We are putting in pit blind in corn field and have the ability to pump water and flood a small area in front of pit. How important is this? Are there advantages over just hunting the field? Any feed back is appreciated. Mark


----------



## Seabass77 (Aug 11, 2005)

Ducks I have shot in a field

Mallards
Pintail
Widgeon
Blackducks

Ducks Have shot while hunting sheetwater

Mallards
Pintail
Widgeon
Blackducks
Teal
Spoonies
Ringecks
gadwall

I am probably missing one.

Of course, geese in both too. The best part to me though is that they seem to commit to landing much easier while hunting sheet water. In the field, the ducks spin and spin.


----------



## rtg (Nov 4, 2006)

Watr is good...Water = More Ducks :beer:


----------



## Matt Jones (Mar 6, 2002)

Seabass77 said:


> I am probably missing one.


Wood ducks.


----------



## Seabass77 (Aug 11, 2005)

Yes, thank you!


----------



## dakotashooter2 (Oct 31, 2003)

My experience is that they will commit easier to a field with water. After all it supplies both things they need feed and water. It saves them from leaving the field to water.


----------



## bluebird (Feb 28, 2008)

Just add Water!!!


----------



## markbrower (Mar 4, 2009)

will it work with a very small amount?


----------



## greatwhitehunter3 (Sep 15, 2006)

In my experiences, it doesn't take much water in a corn field to make them go crazy for it!


----------



## Chuck Smith (Feb 22, 2005)

Another thing about sheet water.... If other birds are feeding in a muddy field near by and you are the closest water. They will fly to the sheet water to wash the mud off their feet.
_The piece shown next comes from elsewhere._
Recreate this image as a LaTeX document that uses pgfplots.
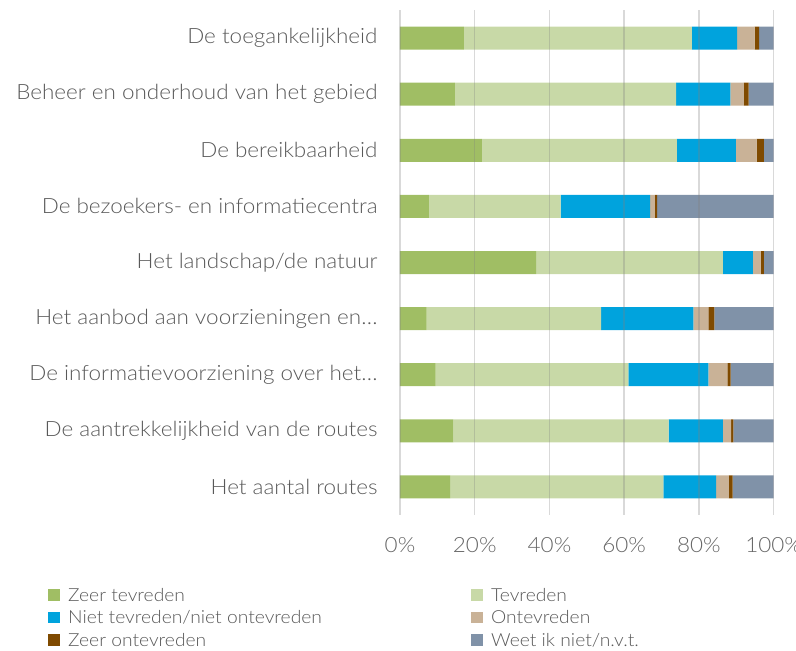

I have seen mallards in the spring come flying to sheet water with what looks like baseballs daggling down (mud covered feet). They land in the water.....wash feet and then fly off with now cleaned feet.


----------



## smashdn (Jul 13, 2009)

Plus that water will shine like a beacon to ducks and geese from a long way off.


----------



## MN goose killa (Sep 19, 2008)

Also something to remember if you only have a small puddle out there. From experience I've realized that no matter how you set up your spread nine times out of ten the birds will want to land in the water.


----------



## markbrower (Mar 4, 2009)

thanks all


----------